Data »

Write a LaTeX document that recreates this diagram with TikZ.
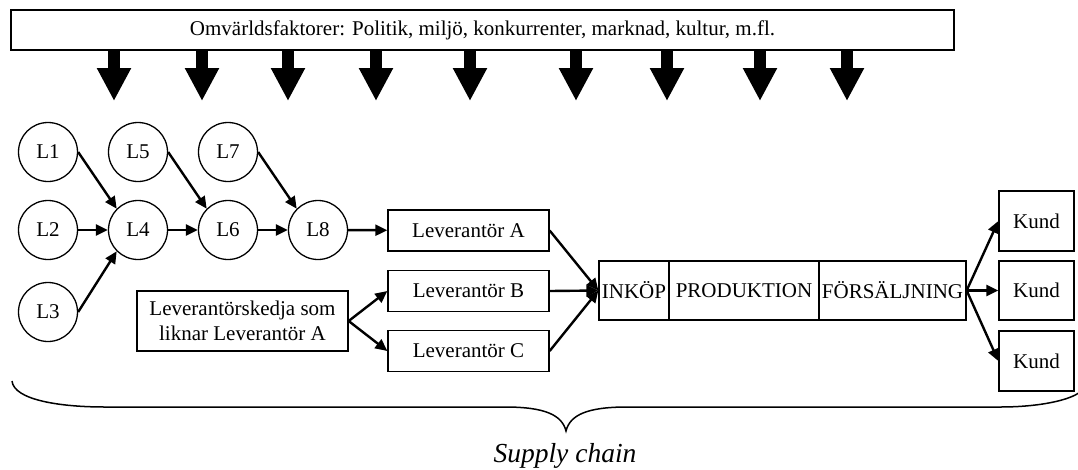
\documentclass[tikz,border=0pt]{standalone}
\usepackage{fontspec}
\setmainfont{Liberation Serif}
\usetikzlibrary{arrows.meta}
\begin{document}
\begin{tikzpicture}[x=1pt,y=-1pt,
  every node/.style={font=\fontsize{21}{24.5}\selectfont, inner sep=0pt},
  box/.style={draw, line width=1.3pt, align=center},
  circ/.style={draw, circle, line width=1.3pt, minimum size=59pt},
  link/.style={line width=2.4pt, -{Triangle[length=12pt,width=11pt]}},
  fat/.style={line width=12pt, -{Triangle[length=33pt,width=32pt]}},
  brace/.style={line width=1.5pt}
]
\useasboundingbox (0,0) rectangle (1078,469);

% environment factors
\node[box, minimum width=943pt, minimum height=40pt] (top) at (482.5,30)
  {Omvärldsfaktorer: Politik, miljö, konkurrenter, marknad, kultur, m.fl.};
\foreach \x in {114,202,288,376,470,576,667,760,847}
  \draw[fat] (top.south -| \x,0) -- (\x,101);

% supplier network
\node[circ] (L1) at (48,152) {L1};
\node[circ] (L2) at (48,230) {L2};
\node[circ] (L3) at (48,312) {L3};
\node[circ] (L4) at (138,230) {L4};
\node[circ] (L5) at (138,152) {L5};
\node[circ] (L6) at (228,230) {L6};
\node[circ] (L7) at (228,152) {L7};
\node[circ] (L8) at (318,230) {L8};

\draw[link] (L1.east) -- (L4.135);
\draw[link] (L2) -- (L4);
\draw[link] (L3.east) -- (L4.225);
\draw[link] (L4) -- (L6);
\draw[link] (L5.east) -- (L6.135);
\draw[link] (L6) -- (L8);
\draw[link] (L7.east) -- (L8.135);

% suppliers
\node[box, minimum width=161pt, minimum height=41pt] (A) at (468.5,230.5) {Leverantör A};
\node[box, minimum width=161pt, minimum height=41pt] (B) at (468.5,291) {Leverantör B};
\node[box, minimum width=161pt, minimum height=41pt] (C) at (468.5,351) {Leverantör C};
\node[box, minimum width=211pt, minimum height=60pt] (K) at (242.5,321)
  {Leverantörskedja som\\liknar Leverantör A};

\draw[link] (L8) -- (A);
\draw[link] (K.east) -- (B.west);
\draw[link] (K.east) -- (C.west);

% company
\node[box, minimum width=70pt, minimum height=59pt] (inkop) at (634,290.5) {INKÖP};
\node[box, minimum width=150pt, minimum height=59pt] (prod) at (744,290.5) {PRODUKTION};
\node[box, minimum width=147pt, minimum height=59pt] (fors) at (892.5,290.5) {FÖRSÄLJNING};

\draw[link] (A.east) -- (inkop.west);
\draw[link] (B.east) -- (inkop.west);
\draw[link] (C.east) -- (inkop.west);

% customers
\node[box, minimum width=75pt, minimum height=60pt] (k1) at (1036.5,221) {Kund};
\node[box, minimum width=75pt, minimum height=59pt] (k2) at (1036.5,290.5) {Kund};
\node[box, minimum width=75pt, minimum height=60pt] (k3) at (1036.5,361) {Kund};

\draw[link] (fors.east) -- (k1.west);
\draw[link] (fors.east) -- (k2.west);
\draw[link] (fors.east) -- (k3.west);

% brace
\coordinate (bl) at (12,381);
\coordinate (bt) at (566,431);
\coordinate (br) at (1080,392);
\draw[brace] (bl) .. controls (14,400) and (60,407) .. (105,407) -- (505,407)
  .. controls (545,407) and (562,415) .. (bt)
  .. controls (570,415) and (587,407) .. (627,407) -- (1000,407)
  .. controls (1040,407) and (1070,400) .. (br);
\node[font=\fontsize{27.5}{30}\selectfont\itshape] (sc) at (565,456) {Supply chain};
\end{tikzpicture}
\end{document}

Task to carry out »
Transcribe all the lines above exactly, apart from the pictures.

Output of the task »
Write a LaTeX document that recreates this diagram with TikZ.
\documentclass[tikz,border=0pt]{standalone}
\usepackage{fontspec}
\setmainfont{Liberation Serif}
\usetikzlibrary{arrows.meta}
\begin{document}
\begin{tikzpicture}[x=1pt,y=-1pt,
  every node/.style={font=\fontsize{21}{24.5}\selectfont, inner sep=0pt},
  box/.style={draw, line width=1.3pt, align=center},
  circ/.style={draw, circle, line width=1.3pt, minimum size=59pt},
  link/.style={line width=2.4pt, -{Triangle[length=12pt,width=11pt]}},
  fat/.style={line width=12pt, -{Triangle[length=33pt,width=32pt]}},
  brace/.style={line width=1.5pt}
]
\useasboundingbox (0,0) rectangle (1078,469);

% environment factors
\node[box, minimum width=943pt, minimum height=40pt] (top) at (482.5,30)
  {Omvärldsfaktorer: Politik, miljö, konkurrenter, marknad, kultur, m.fl.};
\foreach \x in {114,202,288,376,470,576,667,760,847}
  \draw[fat] (top.south -| \x,0) -- (\x,101);

% supplier network
\node[circ] (L1) at (48,152) {L1};
\node[circ] (L2) at (48,230) {L2};
\node[circ] (L3) at (48,312) {L3};
\node[circ] (L4) at (138,230) {L4};
\node[circ] (L5) at (138,152) {L5};
\node[circ] (L6) at (228,230) {L6};
\node[circ] (L7) at (228,152) {L7};
\node[circ] (L8) at (318,230) {L8};

\draw[link] (L1.east) -- (L4.135);
\draw[link] (L2) -- (L4);
\draw[link] (L3.east) -- (L4.225);
\draw[link] (L4) -- (L6);
\draw[link] (L5.east) -- (L6.135);
\draw[link] (L6) -- (L8);
\draw[link] (L7.east) -- (L8.135);

% suppliers
\node[box, minimum width=161pt, minimum height=41pt] (A) at (468.5,230.5) {Leverantör A};
\node[box, minimum width=161pt, minimum height=41pt] (B) at (468.5,291) {Leverantör B};
\node[box, minimum width=161pt, minimum height=41pt] (C) at (468.5,351) {Leverantör C};
\node[box, minimum width=211pt, minimum height=60pt] (K) at (242.5,321)
  {Leverantörskedja som\\liknar Leverantör A};

\draw[link] (L8) -- (A);
\draw[link] (K.east) -- (B.west);
\draw[link] (K.east) -- (C.west);

% company
\node[box, minimum width=70pt, minimum height=59pt] (inkop) at (634,290.5) {INKÖP};
\node[box, minimum width=150pt, minimum height=59pt] (prod) at (744,290.5) {PRODUKTION};
\node[box, minimum width=147pt, minimum height=59pt] (fors) at (892.5,290.5) {FÖRSÄLJNING};

\draw[link] (A.east) -- (inkop.west);
\draw[link] (B.east) -- (inkop.west);
\draw[link] (C.east) -- (inkop.west);

% customers
\node[box, minimum width=75pt, minimum height=60pt] (k1) at (1036.5,221) {Kund};
\node[box, minimum width=75pt, minimum height=59pt] (k2) at (1036.5,290.5) {Kund};
\node[box, minimum width=75pt, minimum height=60pt] (k3) at (1036.5,361) {Kund};

\draw[link] (fors.east) -- (k1.west);
\draw[link] (fors.east) -- (k2.west);
\draw[link] (fors.east) -- (k3.west);

% brace
\coordinate (bl) at (12,381);
\coordinate (bt) at (566,431);
\coordinate (br) at (1080,392);
\draw[brace] (bl) .. controls (14,400) and (60,407) .. (105,407) -- (505,407)
  .. controls (545,407) and (562,415) .. (bt)
  .. controls (570,415) and (587,407) .. (627,407) -- (1000,407)
  .. controls (1040,407) and (1070,400) .. (br);
\node[font=\fontsize{27.5}{30}\selectfont\itshape] (sc) at (565,456) {Supply chain};
\end{tikzpicture}
\end{document}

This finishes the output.